What I remember most, though, is something else.
Mornings. Cocoa and a pretzel with butter. And my father asking me, almost every day, if I had eaten. At the time, it felt like routine. Only later did I understand that for him, it carried something else, the memory of a world in which even that could not be taken for granted, and the quiet insistence on restoring order, one small act at a time.
Years later, walking beside him through those same camps, I didn’t really have expectations. I was twelve. I didn’t know what to ask, or what could be explained. He didn’t narrate his past, didn’t point or explain. But when he collapsed in Mauthausen, I understood something more enduring than any explanation, that there are experiences that are not meant to be explained, only carried.

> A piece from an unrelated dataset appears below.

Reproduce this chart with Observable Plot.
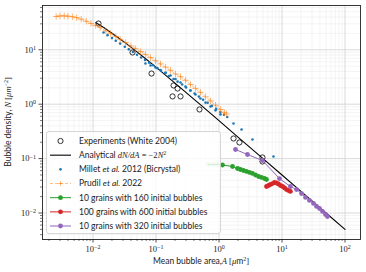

After everything, Miklos Berman built a life. Not an idea of life, but a real one, work, responsibility, family, continuity. He did not define himself by what he had endured, and he did not speak about resilience. But the way he lived made it clear that resilience is not something you declare, it is something you practice, quietly, over time.
Today, living in Israel, where sirens interrupt routine and uncertainty is never far away, I return to his story not for comparison, because there is none, but for proportion. It reminds me that even in fragile realities, people continue to build, to work, to raise families, to insist on normalcy.
This is not only my father’s story.
It is also a remembrance of the six million who did not return, whose lives were never rebuilt, whose mornings never resumed.
What remains is not only memory, but responsibility, to live with intention, to build with purpose, and to carry forward what could not be taken from them.